Financial Analytics with Python

Credit Risk Modelling on the Loan Dataset

The dataset has four features namely default(our target feature), student, balance and income. An extensive EDA was performed and financial insights were derived. Modelling was done implementing Logistic Regression after balancing the dataset using SMOTE(Imblearn Oversampler). Performance metrices like Confusion matrix, classification report were considerd for validating the model. Dataset used- "Default.csv"

Simple Portfolio using Python

The Goal was creating a sample portfolio and finding out portfolio simple returns, get daily returns, volatility, etc. The data was extracted from Yahoo Finance using Pandas Data Reader. Stocks for "FB", "AMZN", "AAPL", "NFLX", "GOOG" were considered. Data used- Yahoo Finance with Pandas Datareader for extracting FAANG stock prices. NOTE: I took 2013-01-01 as the starting date because Facebook did not have an Initial Public Offering (IPL) prior mid 2012.

ETH Price Prediction using SVR

A simple Support Vector Machine Regressor was implemented for predicting the next 5 days price of Ethereum based on historical data. Actual price vs Predicted price was then compared and plotted. Data was gathered from Yahoo Finance from 01/01/2021 till 08/09/2021.(ETH-USD.csv)

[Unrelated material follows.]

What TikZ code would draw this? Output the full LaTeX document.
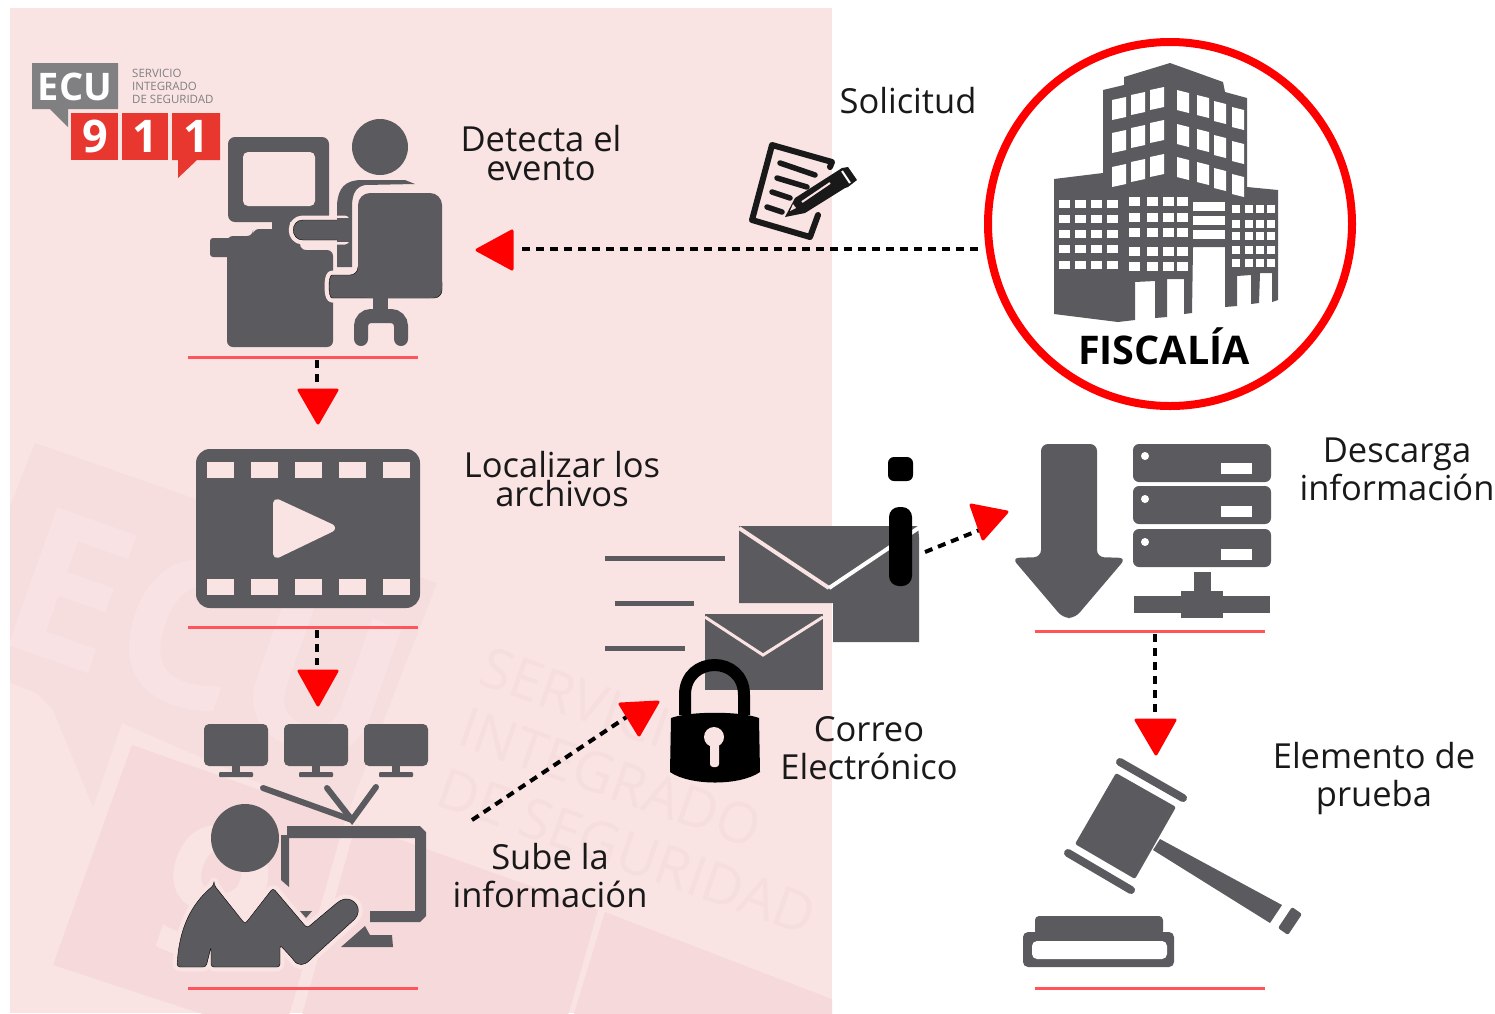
\documentclass[tikz,border=0pt]{standalone}
\usepackage{fontspec}
\setmainfont{Open Sans}
\definecolor{fondo}{HTML}{F9E3E3}
\definecolor{marca}{HTML}{F6DEDF}
\definecolor{marcab}{HTML}{F6D9DB}
\definecolor{marcaletra}{HTML}{F8E2E3}
\definecolor{marcatxt}{HTML}{F6DEDF}
\definecolor{icono}{HTML}{5B5A5E}
\definecolor{logogris}{HTML}{808082}
\definecolor{logorojo}{HTML}{E8372F}
\definecolor{linearoja}{HTML}{FF555A}
\tikzset{
  flujo/.style={line width=4pt, dash pattern=on 8pt off 6pt},
  punta/.style={fill=red, draw=red, line width=3pt, line join=round},
  base/.style={linearoja, line width=3pt},
  corte/.style={preaction={draw=fondo, line width=9pt, line join=round}, fill=icono},
  etiqueta/.style={font=\fontsize{34.5}{38}\selectfont, align=center, inner sep=0pt, text=black!90},
  etiquetab/.style={font=\fontsize{34.5}{29}\selectfont, align=center, inner sep=0pt, text=black!90}
}
\begin{document}
\begin{tikzpicture}[x=1pt,y=-1pt]
\useasboundingbox (0,0) rectangle (1495,1013);
\fill[white] (0,0) rectangle (1495,1013);
\fill[fondo] (10,8) rectangle (832,1013);

% marca de agua
\begin{scope}
\clip (10,8) rectangle (832,1013);
\fill[marca] (35,443) -- (437,583) -- (345,820) -- (122,723) -- (93,807) -- (53,710) -- (37,693) -- (-50,660) -- cycle;
\fill[marcab] (132,745) -- (345,820) -- (282,1040) -- (53,965) -- cycle;
\fill[marcab] (356,824) -- (598,910) -- (561,1040) -- (295,1040) -- cycle;
\fill[marcab] (605,912) -- (860,1010) -- (860,1040) -- (566,1040) -- cycle;
\node (wmecu) [rotate=-19.5, text=marcaletra, font=\fontsize{205}{205}\selectfont\bfseries, inner sep=0pt] at (205,637) {ECU};
\node (wmnueve) [rotate=-19.5, text=fondo, font=\fontsize{190}{190}\selectfont\bfseries, inner sep=0pt] at (215,895) {9};
\node (wmtxt) [rotate=-19.5, anchor=north west, align=left, text=marcatxt, inner sep=0pt, font=\fontsize{56}{64}\selectfont] at (490,645) {SERVICIO\\INTEGRADO\\DE SEGURIDAD};
\end{scope}

% logo
\fill[logogris] (32,63) -- (118,63) -- (118,109) -- (68,109) -- (68,127) -- (50,109) -- (32,109) -- cycle;
\node (ecu) [white, font=\fontsize{38}{38}\selectfont\bfseries, inner sep=0pt] at (75,87) {ECU};
\node (servicio) [logogris, anchor=west, align=left, inner sep=0pt, font=\fontsize{11.5}{13}\selectfont] at (132,86) {SERVICIO\\INTEGRADO\\DE SEGURIDAD};
\fill[logorojo] (71,113) rectangle (118,160);
\fill[logorojo] (122,113) rectangle (168,160);
\fill[logorojo] (172,113) -- (220,113) -- (220,160) -- (197,160) -- (178,178) -- (178,160) -- (172,160) -- cycle;
\node (nueve) [white, font=\fontsize{45}{45}\selectfont\bfseries, inner sep=0pt] at (95,136) {9};
\node (uno) [white, font=\fontsize{45}{45}\selectfont\bfseries, inner sep=0pt] at (145,136) {1};
\node (unob) [white, font=\fontsize{45}{45}\selectfont\bfseries, inner sep=0pt] at (196,136) {1};

% operador
\fill[icono, rounded corners=7pt] (228,137) rectangle (329,222);
\fill[fondo, rounded corners=5pt] (243,152) rectangle (315,206);
\fill[icono] (272,220) rectangle (290,232);
\fill[icono, rounded corners=3pt] (210,238) rectangle (240,257);
\fill[icono, rounded corners=6pt] (253,236) -- (253,229) -- (300,229) -- (300,250) -- (333,250) -- (333,347) -- (227,347) -- (227,236) -- cycle;
\fill[icono] (380,147) circle (28);
\fill[icono] (337,267) -- (337,205) .. controls (338,188) and (345,180) .. (362,180) -- (405,180) -- (415,184) -- (365,185) .. controls (355,187) and (352,195) .. (352,207) -- (352,267) -- cycle;
\draw[corte] (345,220) -- (303,220) .. controls (290,220) and (290,240) .. (303,240) -- (345,240) -- cycle;
\fill[icono] (337,218) rectangle (352,242);
\draw[corte, rounded corners=8pt] (358,275) -- (340,275) .. controls (328,275) and (328,298) .. (340,298) -- (442,298) -- (442,275) -- (358,275) -- cycle;
\fill[icono, rounded corners=12pt] (358,193) rectangle (442,298);
\fill[icono] (373,296) rectangle (388,312);
\draw[icono, line width=14pt, line cap=round, rounded corners=10pt] (361,339) -- (361,316) -- (401,316) -- (401,339);
\node (detecta) [etiquetab] at (541,153) {Detecta el\\evento};
\draw[base] (188,357) -- (418,357);

% video
\fill[icono, rounded corners=14pt] (196,449) rectangle (420,608);
\foreach \x in {207,251,295,339,383} {
  \fill[fondo] (\x,462) rectangle ++(27,16);
  \fill[fondo] (\x,579) rectangle ++(27,16);
}
\fill[fondo, draw=fondo, line width=8pt, line join=round] (277,503) -- (277,554) -- (331,528) -- cycle;
\node (localizar) [etiquetab] at (562,479) {Localizar los\\archivos};
\draw[base] (188,627) -- (418,627);

% monitores
\foreach \x in {236,316,396} {
  \fill[icono, rounded corners=5pt] (\x-32,724) rectangle (\x+32,766);
  \fill[icono] (\x-4,766) rectangle (\x+4,773);
  \fill[icono, rounded corners=1pt] (\x-17,772) rectangle (\x+17,777);
}
\draw[icono, line width=6pt, line cap=round] (263,788) -- (352,820);
\draw[icono, line width=6pt, line cap=round] (327,788) -- (352,820) -- (376,787);

% persona
\fill[icono] (287,826) -- (420,826) -- (426,832) -- (426,916) -- (420,922) -- (370,922) -- (370,911) -- (415,911) -- (415,838) -- (289,838) -- (289,887) -- (281,880) -- (281,835) -- (287,835) -- cycle;
\fill[icono] (341,947) -- (365,926) -- (370,935) -- (392,935) -- (393,947) -- cycle;
\fill[icono] (245,838) ellipse (34 and 34);
\fill[icono] (300,911) -- (312,911) -- (306,918) -- cycle;
\draw[corte, rounded corners=3pt] (214,885) -- (245,924) -- (273,888) -- (307,928) -- (338,902) .. controls (350,895) and (362,905) .. (356,918) -- (312,958) .. controls (304,966) and (298,966) .. (292,958) -- (280,945) -- (280,967) -- (211,967) -- (211,947) -- (206,967) -- (177,967) .. controls (179,930) and (190,905) .. (214,885) -- cycle;
\node (sube) [etiqueta] at (550,876) {Sube la\\información};
\draw[base] (188,988) -- (418,988);

% correo
\foreach \xa/\xb/\y in {605/725/558, 615/694/603, 605/685/648}
  \draw[icono, line width=5pt] (\xa,\y) -- (\xb,\y);
\fill[icono] (739,526) -- (918,526) -- (919,537) -- (919,642) -- (833,642) -- (833,603) -- (739,603) -- cycle;
\draw[fondo, line width=4pt] (739,528) -- (829,588);
\draw[white, line width=4pt] (829,588) -- (920,527);
\fill[icono] (705,614) rectangle (823,690);
\draw[fondo, line width=3pt] (705,617) -- (763,655) -- (823,617);
\draw[black, line width=12pt] (685,715) -- (685,695) .. controls (685,655) and (744,655) .. (744,695) -- (744,715);
\fill[black] (671,718) .. controls (690,711) and (740,711) .. (759,718) -- (760,772) .. controls (740,786) and (690,786) .. (670,772) -- cycle;
\fill[fondo] (714,737) circle (10);
\fill[fondo, rounded corners=3pt] (710,742) rectangle (719,767);
\fill[black, rounded corners=6pt] (888,457) rectangle (913,481);
\fill[black, rounded corners=10pt] (889,507) rectangle (912,586);
\node (correo) [etiqueta] at (869,748) {Correo\\Electrónico};

% solicitud
\node (solicitud) [etiqueta] at (908,101) {Solicitud};
\draw[black!90, line width=6pt, line join=round, line cap=round] (830,167) -- (832,162) -- (772,145) -- (752,220) -- (810,237) -- (818,215);
\foreach \xa/\ya/\xb/\yb in {780/163/815/175, 777/178/807/187, 772/192/790/198, 767/207/782/212}
  \draw[black!90, line width=5.5pt, line cap=round] (\xa,\ya) -- (\xb,\yb);
\draw[fondo, line width=5pt] (790,215) -- (810,219);
\fill[black!90] (785,217) -- (795,198) -- (842,168) -- (848,167) -- (857,180) -- (848,187) -- (845,188) -- (805,213) -- cycle;
\draw[fondo, line width=2pt] (802,202) -- (830,183);
\draw[white, line width=2pt] (842,171) -- (850,183);
\fill[fondo] (790,211) -- (796,208) -- (793,204) -- cycle;

% fiscalia
\draw[red, line width=8pt] (1170,224) circle (182);
\fill[icono] (1103,90) -- (1124,85) -- (1124,77) -- (1170,63) -- (1223,82) -- (1225,92) -- (1247,98) -- (1247,187) -- (1278,190) -- (1278,300) -- (1272,302) -- (1272,273) -- (1260,273) -- (1259,303) -- (1251,304) -- (1251,275) -- (1237,276) -- (1237,306) -- (1225,307) -- (1225,247) -- (1193,247) -- (1192,313) -- (1184,314) -- (1184,279) -- (1167,279) -- (1167,317) -- (1155,318) -- (1155,281) -- (1135,282) -- (1135,320) -- (1118,322) -- (1054,314) -- (1054,179) -- (1103,173) -- cycle;
\foreach \x/\d in {1112/10,1131/5,1150/0} \foreach \y in {90,123,157}
  \fill[white] (\x,\y+\d) -- ++(14,-3) -- ++(0,20) -- ++(-14,3) -- cycle;
\foreach \x/\d in {1177/0,1197/5,1214/11,1232/17} \foreach \y in {90,124,157}
  \fill[white] (\x,\y+\d) -- ++(12,3) -- ++(0,20) -- ++(-12,-3) -- cycle;
\foreach \x in {1059,1075,1091,1107} \foreach \y in {200,215,230,245,261}
  \fill[white] (\x,\y) rectangle ++(11,8);
\foreach \x in {1129,1147,1163,1177} \foreach \y in {197,213,228,247,262}
  \fill[white] (\x,\y) rectangle ++(11,9);
\foreach \y in {202,216,230}
  \fill[white] (1193,\y) rectangle (1225,\y+9);
\foreach \x in {1232,1245,1256,1267} \foreach \y in {205,220,232,246,259}
  \fill[white] (\x,\y) rectangle ++(8,8);
\node (fiscalia) [font=\fontsize{39.5}{39.5}\selectfont\bfseries, inner sep=0pt] at (1164,346) {FISCALÍA};

% descarga
\fill[icono, rounded corners=7pt] (1041,444) -- (1097,444) -- (1097,557) -- (1126,558) -- (1075,618) -- (1063,618) -- (1012,558) -- (1041,557) -- cycle;
\foreach \y/\dy in {444/456,486/499,529/542} {
  \fill[icono, rounded corners=6pt] (1133,\y) rectangle (1271,\y+38);
  \fill[white] (1145,\dy) circle (4);
  \fill[white] (1221,\dy+7) rectangle (1252,\dy+18);
}
\fill[icono] (1194,572) rectangle (1211,592);
\fill[icono] (1181,591) rectangle (1223,618);
\fill[icono] (1134,596) rectangle (1270,613);
\node (descarga) [etiqueta] at (1397,469) {Descarga\\información};
\draw[base] (1035,631) -- (1265,631);

% mazo
\fill[icono, rounded corners=2pt] (1116,773) -- (1176,807) -- (1135,879) -- (1075,844) -- cycle;
\draw[icono, line width=8pt, line cap=round] (1120,762) -- (1183,798);
\draw[icono, line width=8pt, line cap=round] (1068,853) -- (1131,890);
\fill[icono] (1160,839) -- (1282,905) -- (1270,923) -- (1153,850) -- cycle;
\fill[icono, rounded corners=2pt] (1292,907) -- (1302,914) -- (1288,935) -- (1278,928) -- cycle;
\fill[icono, rounded corners=4pt] (1035,935) -- (1035,916) -- (1163,916) -- (1163,935) -- cycle;
\fill[icono, rounded corners=5pt] (1023,932) rectangle (1174,967);
\fill[white, rounded corners=5pt] (1032,941) rectangle (1167,959);
\node (elemento) [etiqueta] at (1374,779) {Elemento de\\prueba};
\draw[base] (1035,988) -- (1265,988);

% flechas
\coordinate (fiscal) at (978,249);
\coordinate (opera) at (518,249);
\coordinate (ba) at (317,360);
\coordinate (bb) at (317,386);
\coordinate (ca) at (317,630);
\coordinate (cb) at (317,665);
\coordinate (da) at (472,820);
\coordinate (db) at (628,716);
\coordinate (ea) at (925,552);
\coordinate (eb) at (982,529);
\coordinate (fa) at (1155,634);
\coordinate (fb) at (1155,714);
\draw[flujo] (fiscal) -- (opera);
\draw[flujo] (ba) -- (bb);
\draw[flujo] (ca) -- (cb);
\draw[flujo] (da) -- (db);
\draw[flujo] (ea) -- (eb);
\draw[flujo] (fa) -- (fb);
\draw[punta] (512,231) -- (512,269) -- (477,250) -- cycle;
\draw[punta] (299,390) -- (337,390) -- (318,423) -- cycle;
\draw[punta] (299,671) -- (337,671) -- (318,705) -- cycle;
\draw[punta] (620,704) -- (658,702) -- (639,735) -- cycle;
\draw[punta] (971,505) -- (1007,512) -- (983,539) -- cycle;
\draw[punta] (1136,720) -- (1175,720) -- (1156,754) -- cycle;
\end{tikzpicture}
\end{document}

Investment Strategy Using Python

Here, I have assumeed that the individual retires in 10 years and the expenses of that individual is fixed. There is a saying that "If you invest 50% of your income for 10 years then after 10 years you will be able to support yourself." I have considered the annual income to be $ , we 35000(it can be changed to any number), interest rate to be 8%(it can be also changed) and the individual spends 50% of his income into expenses and the remaining 50% into investments(this proportion can also be changed and a savigs factor can be added). Then, I have calculate the Yearly Income, Yearly Expenses, Yearly Investments and Annual Returns for the next 20 years and I have tried to validate the above saying. We can see that by 2030 the indivial's investments will be able to sustain him/her financially.

Bitcoin Price Movement Classifier

The Data set was collected from Yahoo finance and contains the historical price of Bitcoins from 01/01/2021 till 09/09/2021. "BTH-USD.csv" is the data set file. I have calculated the Exponential Moving Average Indicator (EMA) to get more importance on the recent price data. Then Relative Strength Index (RSI) was calculated which hepls in understanding how quickly people bid the price of Bitcoin up or Down. Then the target column was created to determine if tomorrows price will be greater than todays price,then it will be considerd 1, else 0. RSI7, RSI14, RSI20, EMA15, EMA20, EMA50 were considerd as independent features, where RSI signifies the Relative Strength Indexes for the respective time periods and EMAs the respective Exponential Moving Average Indicators. Model wa sbuilt using Rando Forest Classifier and predicted on the test data set. However, the model was not at all promising. A Lot of testing is needed and a large dataset is required. I have not performed Hyperparameter optimization because it wont make a significant impact as the dataset is very small. For getting better accuracy, other models of ML and DL might work better and we need a huge dataset as the price of Bitcoin is very volatile.

AAPL Stock Price Prediction And Forecasting Using Stacked LSTM

The Dataset (AAPL.csv) comprises of the historical data of the last five years of Apple Stock prices and was collected using Tingo API and Pandas Data Reader. I have considered the stock closing price for the entire prediction and forecast. Data preprocessing was performed as an initial step as LSTMs are sensitive to the scale of data. So, Scikit- learn's MinMAX scaler was used to convert all the data between 0 to 1. As it is a time series usecase, the datset was divided into Training and Testing data based on date. 65% of the data was used for trainig the model and the remaining 35% was used for testing. A stacked LSTM model was built using 3 hidden layers and 1 output layer. Mean Squared Error was used as a Loss function and I have used Adam as optimizer. The model performed quite well with not so high MSE value and then forecasts were made for the next 30 days based on 100 previous days time step. Visualizations were made to get a better understanding of the picture.

Credit Card Risk Assessment

The dataset("Credit_default_dataset.csv") has 24 features and one target(""). Based on the independent features like Limit balance, age, education, marriage, pay 1,2.., Bill amount 1,2.., and pay amount 1,2.., the aim was to predict whether an individual having the credit card will be defaulter for the next month. Basic data preprocessing steps were applied and a simple credit risk model was created using XGBoost Classifier. Hyperparameters were tuned and the model gave an accuracy of 82%.